Going for the Gold takes place at those same Olympics games. John Putnam Thatcher, senior vice president of the Sloan Guaranty Trust, the third largest bank in the world, has been dragooned by the bank’s president, a member of the International Olympics Committee, to attend the games.  There’s lot of excitement, of course, as the young athletes and their coaches swirl around the Olympic Village, and there’s a lot at stake.  Some of the athletes have been working for years for the possibility of winning a gold medal, while a few have somehow made their country’s team more by luck than by skill.  But all are excited and thrilled to be at the Games.
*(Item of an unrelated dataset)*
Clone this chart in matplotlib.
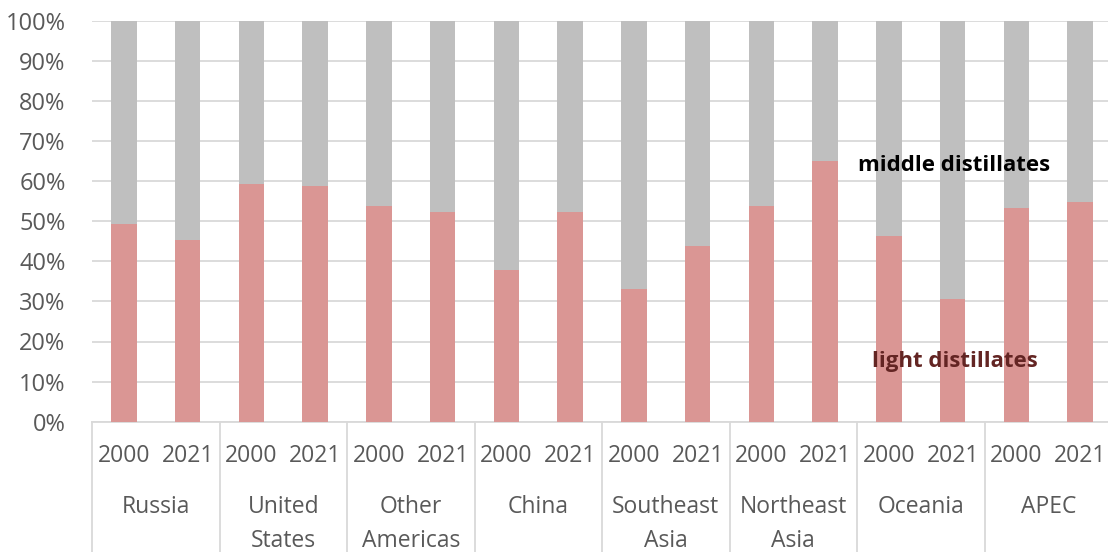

As Thatcher watches a practice run of alpine skiing, France’s number one skier, Yves Bisson, takes a flawless leap from the giant ski tower.  He hovers in the air, and then a shot rings out.  Bisson falls to the snow-covered ground below, dead.

What is uncovered after Bisson’s death is the discovery of fraud in European travelers’ checks, with Bisson behind it.  The resources of the Sloan are put to the test, as the bank is the official bank of the Games, and additional employees are brought to Lake Placid to try to uncover how the fraud was worked.

There’s more than simply bank fraud going on at the Games, however.  Someone is hijacking supplies meant for the athletes, a Swiss female skier is accused of taking forbidden drugs, and the blizzard of the decade is stopping all comings and goings out of upstate New York.

Emma Lathen is the pseudonym of Mary Jane Latsis, an economist, and Martha Hennisart, a lawyer. Together they wrote more than twenty novels featuring John Putnam Thatcher, a banker who could solve any crime that had a financial basis; and we all know that many of them do.  Each book focuses on a particular industry or organization with ties to the Sloan.  There are books on chocolate companies, Catholic schools, the automobile industry, and the garment business.  Each shows a detailed knowledge of that particular business or group and is written in such a way as to make all the financial dealings clear to the most financially unsophisticated reader, e.g., me.

There’s a short list of recurring characters in Lathen’s books:  Thatcher, of course; his devoted secretary, Miss Corsa; Walter Bowman and Everett Gabler, bank officials under Thatcher; and Brad Withers, the bank’s president who would rather be anywhere, doing anything but banking.

While most or all of Emma Lathen’s books are unfortunately currently out of print, they’re available at many libraries and can be bought used online. Even though no more novels were written after Mary Jane Latsis’s death in 1998, there are still enough available to keep anyone reading for a long time.  These are definitely cozies, with a minimum of murder and mayhem, but with plenty of suspense to keep the reader involved until the last page.